What the task asks:
All of the data that follows should be retyped exactly, please, except the pictures.

Raw data:
# # # #
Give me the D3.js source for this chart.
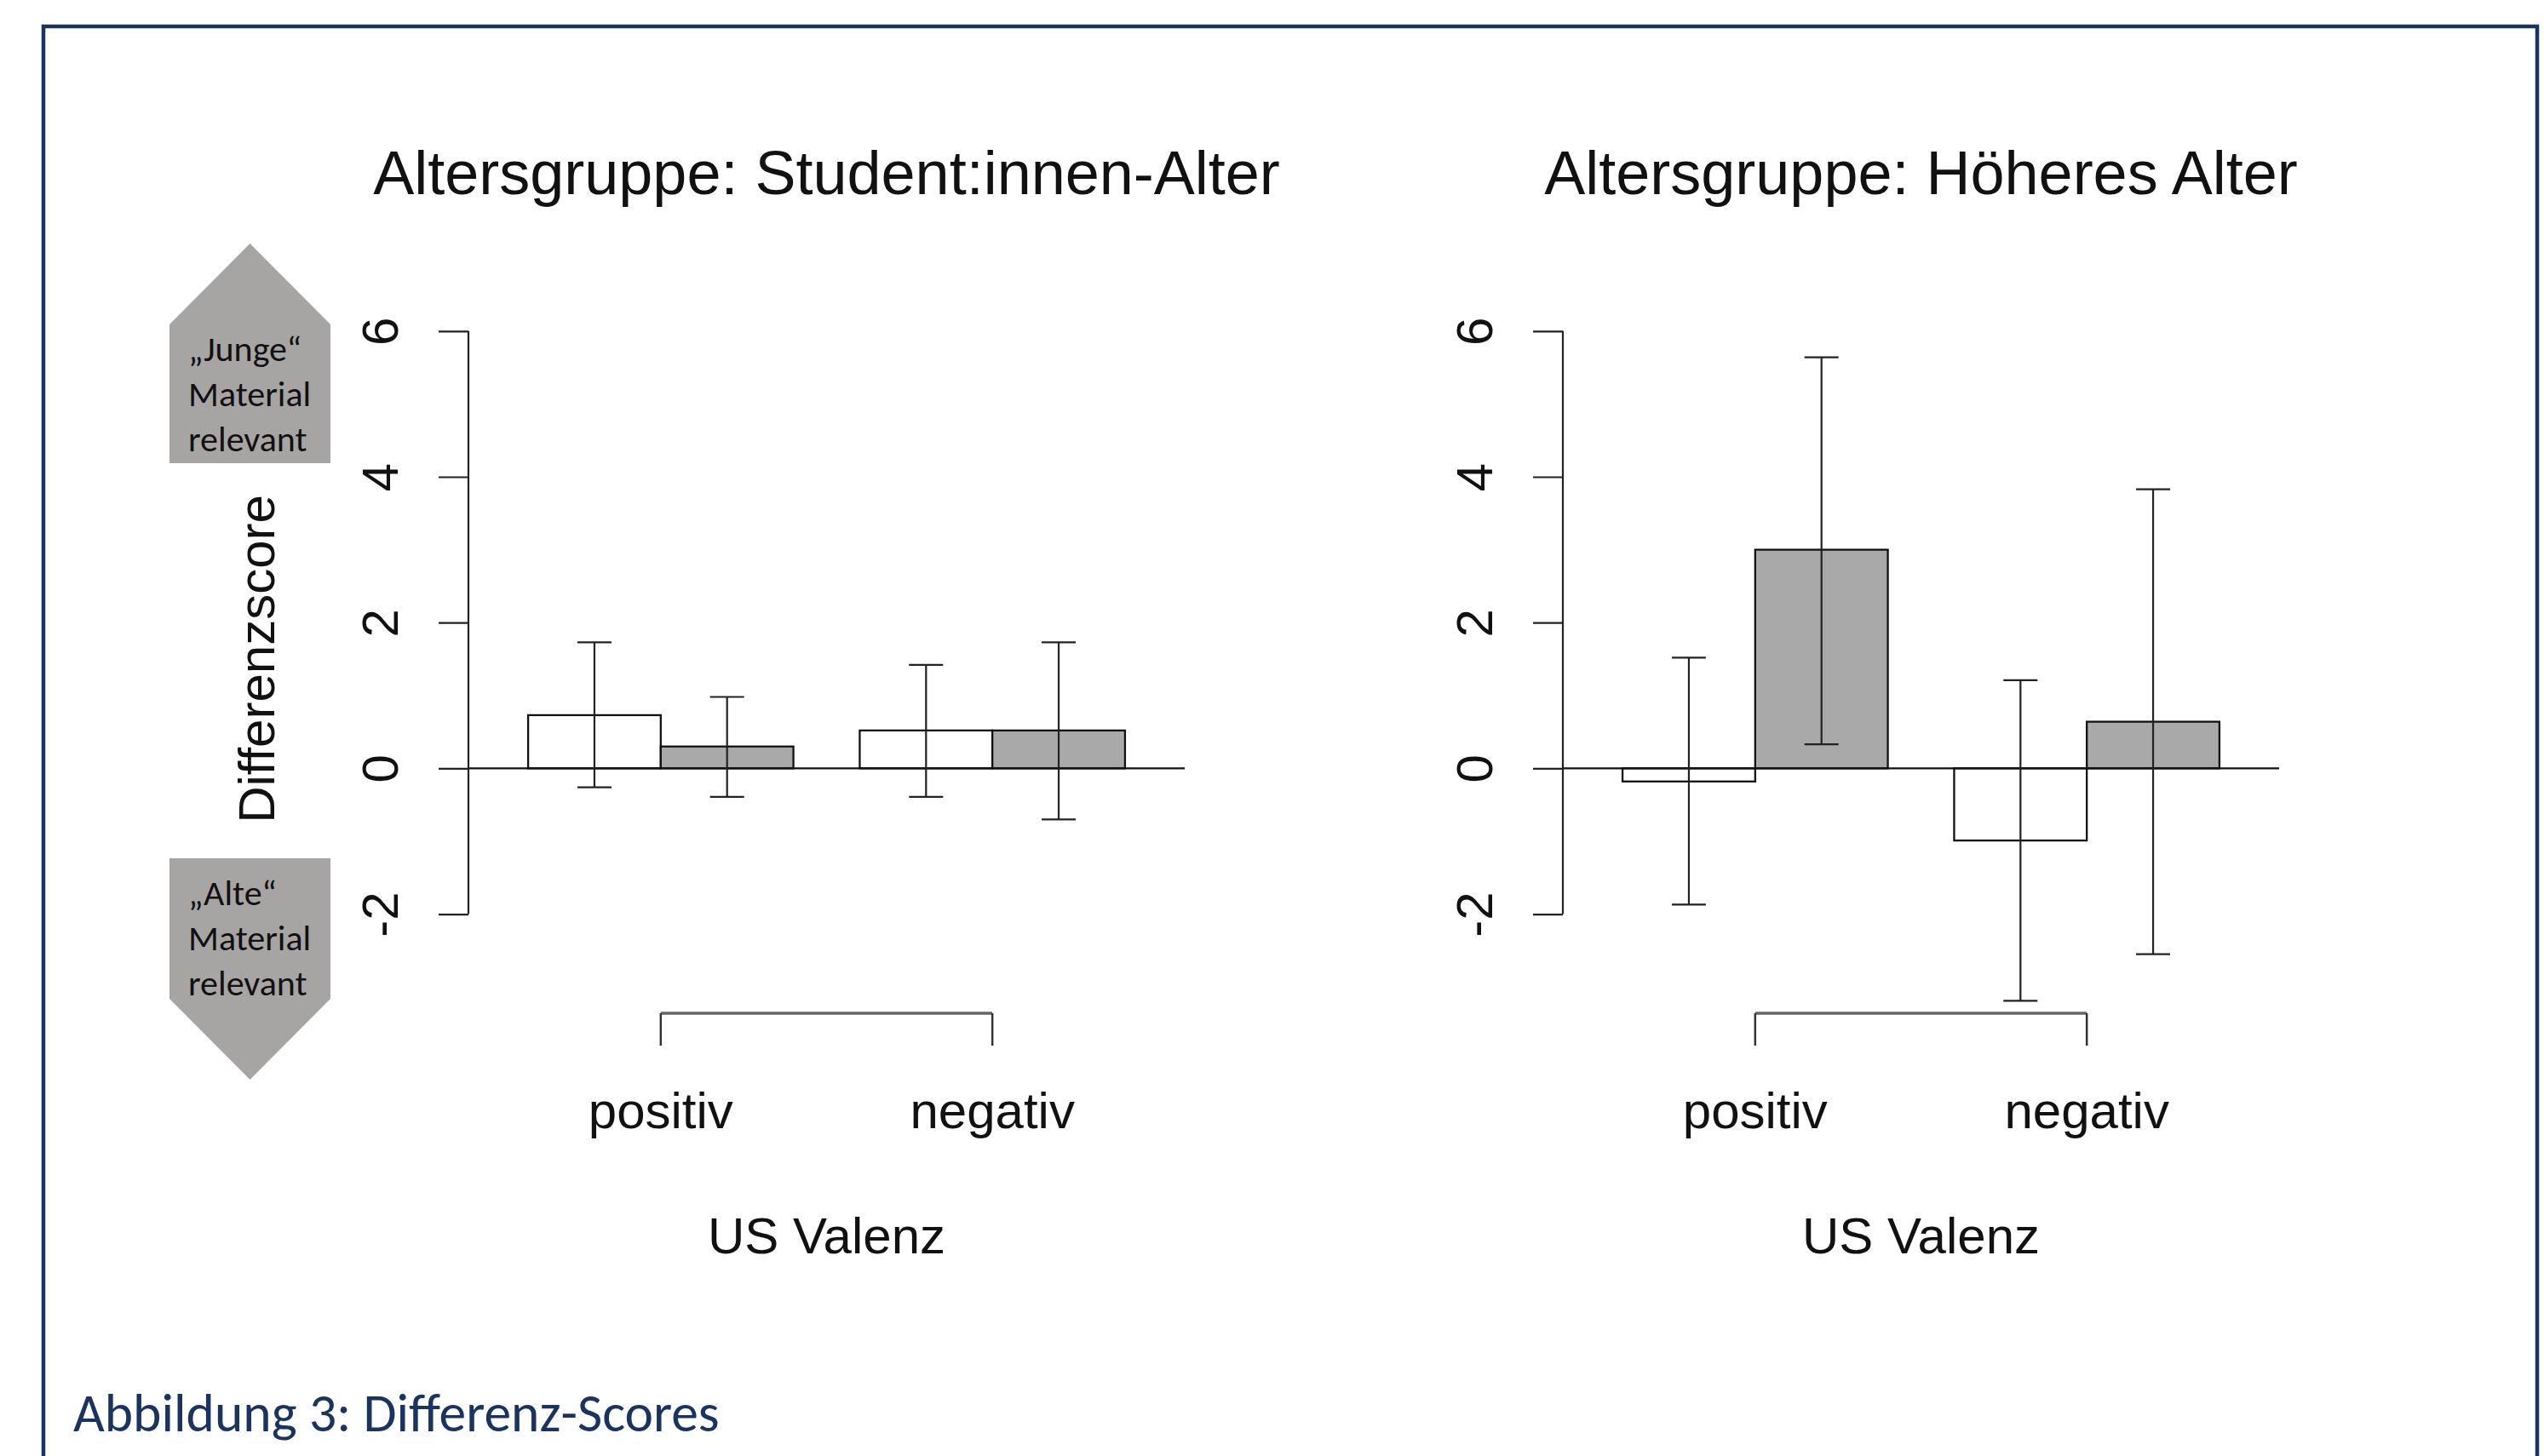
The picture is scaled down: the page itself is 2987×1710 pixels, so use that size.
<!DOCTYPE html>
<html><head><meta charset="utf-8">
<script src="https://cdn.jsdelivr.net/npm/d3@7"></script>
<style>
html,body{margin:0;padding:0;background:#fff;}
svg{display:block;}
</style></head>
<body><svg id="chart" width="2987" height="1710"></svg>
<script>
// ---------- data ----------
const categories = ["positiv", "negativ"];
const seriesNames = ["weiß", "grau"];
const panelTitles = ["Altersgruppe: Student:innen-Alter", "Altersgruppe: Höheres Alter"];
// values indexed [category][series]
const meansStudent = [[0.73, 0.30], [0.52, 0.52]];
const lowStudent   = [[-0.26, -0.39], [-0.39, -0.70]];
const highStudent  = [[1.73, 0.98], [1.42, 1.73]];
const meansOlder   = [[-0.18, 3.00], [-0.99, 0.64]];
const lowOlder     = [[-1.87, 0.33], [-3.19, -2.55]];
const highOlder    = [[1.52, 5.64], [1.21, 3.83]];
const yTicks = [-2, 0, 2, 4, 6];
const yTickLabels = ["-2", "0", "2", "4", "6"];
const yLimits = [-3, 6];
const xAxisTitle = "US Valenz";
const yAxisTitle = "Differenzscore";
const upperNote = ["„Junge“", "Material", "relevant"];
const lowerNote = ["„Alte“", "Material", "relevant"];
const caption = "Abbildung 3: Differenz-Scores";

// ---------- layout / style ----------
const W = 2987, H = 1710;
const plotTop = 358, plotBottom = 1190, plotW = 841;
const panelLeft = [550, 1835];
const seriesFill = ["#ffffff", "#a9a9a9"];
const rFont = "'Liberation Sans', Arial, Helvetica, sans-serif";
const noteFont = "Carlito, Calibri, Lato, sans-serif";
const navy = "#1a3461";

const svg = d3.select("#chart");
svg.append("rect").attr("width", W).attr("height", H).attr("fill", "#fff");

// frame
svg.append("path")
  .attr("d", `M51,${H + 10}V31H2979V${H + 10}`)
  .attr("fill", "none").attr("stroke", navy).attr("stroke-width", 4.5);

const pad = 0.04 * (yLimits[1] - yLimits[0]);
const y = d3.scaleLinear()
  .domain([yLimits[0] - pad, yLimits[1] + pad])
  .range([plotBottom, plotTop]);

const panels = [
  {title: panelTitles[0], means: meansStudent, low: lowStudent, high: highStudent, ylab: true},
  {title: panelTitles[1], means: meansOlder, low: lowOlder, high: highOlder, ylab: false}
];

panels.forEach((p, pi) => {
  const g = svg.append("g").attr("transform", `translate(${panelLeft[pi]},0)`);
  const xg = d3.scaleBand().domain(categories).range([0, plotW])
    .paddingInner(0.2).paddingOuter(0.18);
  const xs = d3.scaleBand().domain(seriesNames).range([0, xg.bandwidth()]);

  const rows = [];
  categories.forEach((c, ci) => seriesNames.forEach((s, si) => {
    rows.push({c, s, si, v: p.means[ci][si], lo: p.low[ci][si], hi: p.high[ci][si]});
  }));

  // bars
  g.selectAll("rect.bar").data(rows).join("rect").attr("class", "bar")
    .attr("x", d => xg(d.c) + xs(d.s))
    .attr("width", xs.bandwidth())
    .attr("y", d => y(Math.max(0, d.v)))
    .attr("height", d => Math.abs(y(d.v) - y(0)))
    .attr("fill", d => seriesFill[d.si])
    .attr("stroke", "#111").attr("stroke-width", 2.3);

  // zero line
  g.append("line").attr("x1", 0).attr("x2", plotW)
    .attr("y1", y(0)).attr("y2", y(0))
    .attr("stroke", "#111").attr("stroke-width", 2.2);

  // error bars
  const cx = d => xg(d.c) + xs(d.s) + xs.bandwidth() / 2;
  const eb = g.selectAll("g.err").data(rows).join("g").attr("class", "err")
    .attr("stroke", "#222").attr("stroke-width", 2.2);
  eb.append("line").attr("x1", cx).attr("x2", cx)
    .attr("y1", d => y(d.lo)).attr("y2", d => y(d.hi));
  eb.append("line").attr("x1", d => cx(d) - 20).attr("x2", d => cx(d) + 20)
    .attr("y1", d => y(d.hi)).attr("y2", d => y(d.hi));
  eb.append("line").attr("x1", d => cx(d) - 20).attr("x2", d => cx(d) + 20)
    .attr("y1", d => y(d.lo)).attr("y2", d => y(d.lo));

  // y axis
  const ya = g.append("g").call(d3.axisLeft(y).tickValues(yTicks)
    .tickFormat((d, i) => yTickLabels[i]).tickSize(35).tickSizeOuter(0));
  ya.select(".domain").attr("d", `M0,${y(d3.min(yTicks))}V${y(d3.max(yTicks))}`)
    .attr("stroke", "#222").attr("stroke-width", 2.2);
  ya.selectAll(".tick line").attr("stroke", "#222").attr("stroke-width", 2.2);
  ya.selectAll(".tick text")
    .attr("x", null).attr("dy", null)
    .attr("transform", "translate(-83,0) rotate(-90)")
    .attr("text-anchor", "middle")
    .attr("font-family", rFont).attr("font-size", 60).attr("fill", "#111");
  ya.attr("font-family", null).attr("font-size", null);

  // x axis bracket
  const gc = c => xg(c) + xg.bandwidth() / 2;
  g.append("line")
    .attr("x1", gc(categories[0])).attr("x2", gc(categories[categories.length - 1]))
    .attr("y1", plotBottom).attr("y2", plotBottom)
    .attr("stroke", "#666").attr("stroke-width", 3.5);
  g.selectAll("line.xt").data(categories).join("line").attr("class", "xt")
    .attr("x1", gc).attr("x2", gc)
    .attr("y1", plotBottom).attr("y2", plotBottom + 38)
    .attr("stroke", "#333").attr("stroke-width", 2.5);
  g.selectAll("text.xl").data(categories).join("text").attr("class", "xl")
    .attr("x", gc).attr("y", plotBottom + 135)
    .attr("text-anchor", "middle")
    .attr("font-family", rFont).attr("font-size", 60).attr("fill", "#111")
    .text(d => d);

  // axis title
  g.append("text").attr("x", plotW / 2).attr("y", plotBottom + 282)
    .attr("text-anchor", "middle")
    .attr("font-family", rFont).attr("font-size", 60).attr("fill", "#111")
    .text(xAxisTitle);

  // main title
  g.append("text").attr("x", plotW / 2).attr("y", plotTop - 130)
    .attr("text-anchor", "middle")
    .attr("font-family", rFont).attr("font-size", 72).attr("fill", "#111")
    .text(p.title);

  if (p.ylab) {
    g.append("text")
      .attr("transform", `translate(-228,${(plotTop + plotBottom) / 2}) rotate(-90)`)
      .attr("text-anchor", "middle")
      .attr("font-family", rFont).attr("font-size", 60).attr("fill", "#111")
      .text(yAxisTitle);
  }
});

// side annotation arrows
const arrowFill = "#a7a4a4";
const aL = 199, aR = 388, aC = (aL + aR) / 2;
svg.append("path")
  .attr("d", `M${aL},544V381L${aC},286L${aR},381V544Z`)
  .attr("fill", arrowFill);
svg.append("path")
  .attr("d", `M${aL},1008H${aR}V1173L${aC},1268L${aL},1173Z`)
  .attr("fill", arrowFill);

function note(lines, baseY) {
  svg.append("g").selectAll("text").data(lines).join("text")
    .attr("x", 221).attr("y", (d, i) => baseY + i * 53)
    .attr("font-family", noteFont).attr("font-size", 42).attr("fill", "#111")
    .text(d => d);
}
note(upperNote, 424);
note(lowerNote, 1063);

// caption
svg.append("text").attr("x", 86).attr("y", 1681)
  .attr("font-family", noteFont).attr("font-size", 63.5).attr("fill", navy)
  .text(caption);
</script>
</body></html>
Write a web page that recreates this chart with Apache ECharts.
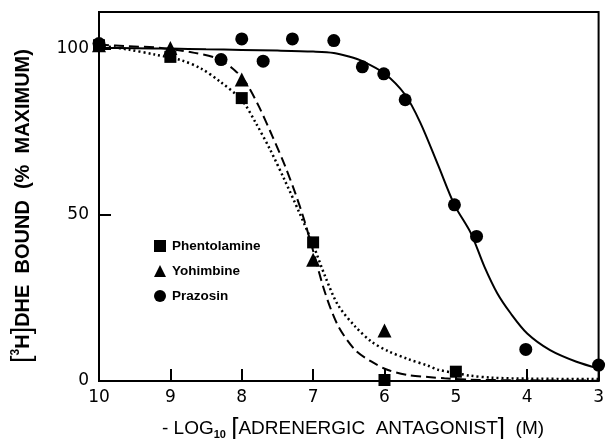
# # # #
Output for this task:
Give me the D3.js source for this chart.
The picture is scaled down: the page itself is 2987×1710 pixels, so use that size.
<!DOCTYPE html>
<html><head><meta charset="utf-8">
<script src="https://cdn.jsdelivr.net/npm/d3@7"></script>
<style>
html,body{margin:0;padding:0;background:#fff;}
svg{display:block;}
</style></head>
<body><svg id="chart" width="2987" height="1710"></svg>
<script>
// ---------- data ----------
const categories = ["positiv", "negativ"];
const seriesNames = ["weiß", "grau"];
const panelTitles = ["Altersgruppe: Student:innen-Alter", "Altersgruppe: Höheres Alter"];
// values indexed [category][series]
const meansStudent = [[0.73, 0.30], [0.52, 0.52]];
const lowStudent   = [[-0.26, -0.39], [-0.39, -0.70]];
const highStudent  = [[1.73, 0.98], [1.42, 1.73]];
const meansOlder   = [[-0.18, 3.00], [-0.99, 0.64]];
const lowOlder     = [[-1.87, 0.33], [-3.19, -2.55]];
const highOlder    = [[1.52, 5.64], [1.21, 3.83]];
const yTicks = [-2, 0, 2, 4, 6];
const yTickLabels = ["-2", "0", "2", "4", "6"];
const yLimits = [-3, 6];
const xAxisTitle = "US Valenz";
const yAxisTitle = "Differenzscore";
const upperNote = ["„Junge“", "Material", "relevant"];
const lowerNote = ["„Alte“", "Material", "relevant"];
const caption = "Abbildung 3: Differenz-Scores";

// ---------- layout / style ----------
const W = 2987, H = 1710;
const plotTop = 358, plotBottom = 1190, plotW = 841;
const panelLeft = [550, 1835];
const seriesFill = ["#ffffff", "#a9a9a9"];
const rFont = "'Liberation Sans', Arial, Helvetica, sans-serif";
const noteFont = "Carlito, Calibri, Lato, sans-serif";
const navy = "#1a3461";

const svg = d3.select("#chart");
svg.append("rect").attr("width", W).attr("height", H).attr("fill", "#fff");

// frame
svg.append("path")
  .attr("d", `M51,${H + 10}V31H2979V${H + 10}`)
  .attr("fill", "none").attr("stroke", navy).attr("stroke-width", 4.5);

const pad = 0.04 * (yLimits[1] - yLimits[0]);
const y = d3.scaleLinear()
  .domain([yLimits[0] - pad, yLimits[1] + pad])
  .range([plotBottom, plotTop]);

const panels = [
  {title: panelTitles[0], means: meansStudent, low: lowStudent, high: highStudent, ylab: true},
  {title: panelTitles[1], means: meansOlder, low: lowOlder, high: highOlder, ylab: false}
];

panels.forEach((p, pi) => {
  const g = svg.append("g").attr("transform", `translate(${panelLeft[pi]},0)`);
  const xg = d3.scaleBand().domain(categories).range([0, plotW])
    .paddingInner(0.2).paddingOuter(0.18);
  const xs = d3.scaleBand().domain(seriesNames).range([0, xg.bandwidth()]);

  const rows = [];
  categories.forEach((c, ci) => seriesNames.forEach((s, si) => {
    rows.push({c, s, si, v: p.means[ci][si], lo: p.low[ci][si], hi: p.high[ci][si]});
  }));

  // bars
  g.selectAll("rect.bar").data(rows).join("rect").attr("class", "bar")
    .attr("x", d => xg(d.c) + xs(d.s))
    .attr("width", xs.bandwidth())
    .attr("y", d => y(Math.max(0, d.v)))
    .attr("height", d => Math.abs(y(d.v) - y(0)))
    .attr("fill", d => seriesFill[d.si])
    .attr("stroke", "#111").attr("stroke-width", 2.3);

  // zero line
  g.append("line").attr("x1", 0).attr("x2", plotW)
    .attr("y1", y(0)).attr("y2", y(0))
    .attr("stroke", "#111").attr("stroke-width", 2.2);

  // error bars
  const cx = d => xg(d.c) + xs(d.s) + xs.bandwidth() / 2;
  const eb = g.selectAll("g.err").data(rows).join("g").attr("class", "err")
    .attr("stroke", "#222").attr("stroke-width", 2.2);
  eb.append("line").attr("x1", cx).attr("x2", cx)
    .attr("y1", d => y(d.lo)).attr("y2", d => y(d.hi));
  eb.append("line").attr("x1", d => cx(d) - 20).attr("x2", d => cx(d) + 20)
    .attr("y1", d => y(d.hi)).attr("y2", d => y(d.hi));
  eb.append("line").attr("x1", d => cx(d) - 20).attr("x2", d => cx(d) + 20)
    .attr("y1", d => y(d.lo)).attr("y2", d => y(d.lo));

  // y axis
  const ya = g.append("g").call(d3.axisLeft(y).tickValues(yTicks)
    .tickFormat((d, i) => yTickLabels[i]).tickSize(35).tickSizeOuter(0));
  ya.select(".domain").attr("d", `M0,${y(d3.min(yTicks))}V${y(d3.max(yTicks))}`)
    .attr("stroke", "#222").attr("stroke-width", 2.2);
  ya.selectAll(".tick line").attr("stroke", "#222").attr("stroke-width", 2.2);
  ya.selectAll(".tick text")
    .attr("x", null).attr("dy", null)
    .attr("transform", "translate(-83,0) rotate(-90)")
    .attr("text-anchor", "middle")
    .attr("font-family", rFont).attr("font-size", 60).attr("fill", "#111");
  ya.attr("font-family", null).attr("font-size", null);

  // x axis bracket
  const gc = c => xg(c) + xg.bandwidth() / 2;
  g.append("line")
    .attr("x1", gc(categories[0])).attr("x2", gc(categories[categories.length - 1]))
    .attr("y1", plotBottom).attr("y2", plotBottom)
    .attr("stroke", "#666").attr("stroke-width", 3.5);
  g.selectAll("line.xt").data(categories).join("line").attr("class", "xt")
    .attr("x1", gc).attr("x2", gc)
    .attr("y1", plotBottom).attr("y2", plotBottom + 38)
    .attr("stroke", "#333").attr("stroke-width", 2.5);
  g.selectAll("text.xl").data(categories).join("text").attr("class", "xl")
    .attr("x", gc).attr("y", plotBottom + 135)
    .attr("text-anchor", "middle")
    .attr("font-family", rFont).attr("font-size", 60).attr("fill", "#111")
    .text(d => d);

  // axis title
  g.append("text").attr("x", plotW / 2).attr("y", plotBottom + 282)
    .attr("text-anchor", "middle")
    .attr("font-family", rFont).attr("font-size", 60).attr("fill", "#111")
    .text(xAxisTitle);

  // main title
  g.append("text").attr("x", plotW / 2).attr("y", plotTop - 130)
    .attr("text-anchor", "middle")
    .attr("font-family", rFont).attr("font-size", 72).attr("fill", "#111")
    .text(p.title);

  if (p.ylab) {
    g.append("text")
      .attr("transform", `translate(-228,${(plotTop + plotBottom) / 2}) rotate(-90)`)
      .attr("text-anchor", "middle")
      .attr("font-family", rFont).attr("font-size", 60).attr("fill", "#111")
      .text(yAxisTitle);
  }
});

// side annotation arrows
const arrowFill = "#a7a4a4";
const aL = 199, aR = 388, aC = (aL + aR) / 2;
svg.append("path")
  .attr("d", `M${aL},544V381L${aC},286L${aR},381V544Z`)
  .attr("fill", arrowFill);
svg.append("path")
  .attr("d", `M${aL},1008H${aR}V1173L${aC},1268L${aL},1173Z`)
  .attr("fill", arrowFill);

function note(lines, baseY) {
  svg.append("g").selectAll("text").data(lines).join("text")
    .attr("x", 221).attr("y", (d, i) => baseY + i * 53)
    .attr("font-family", noteFont).attr("font-size", 42).attr("fill", "#111")
    .text(d => d);
}
note(upperNote, 424);
note(lowerNote, 1063);

// caption
svg.append("text").attr("x", 86).attr("y", 1681)
  .attr("font-family", noteFont).attr("font-size", 63.5).attr("fill", navy)
  .text(caption);
</script>
</body></html>
Write a web page that recreates this chart with Apache ECharts.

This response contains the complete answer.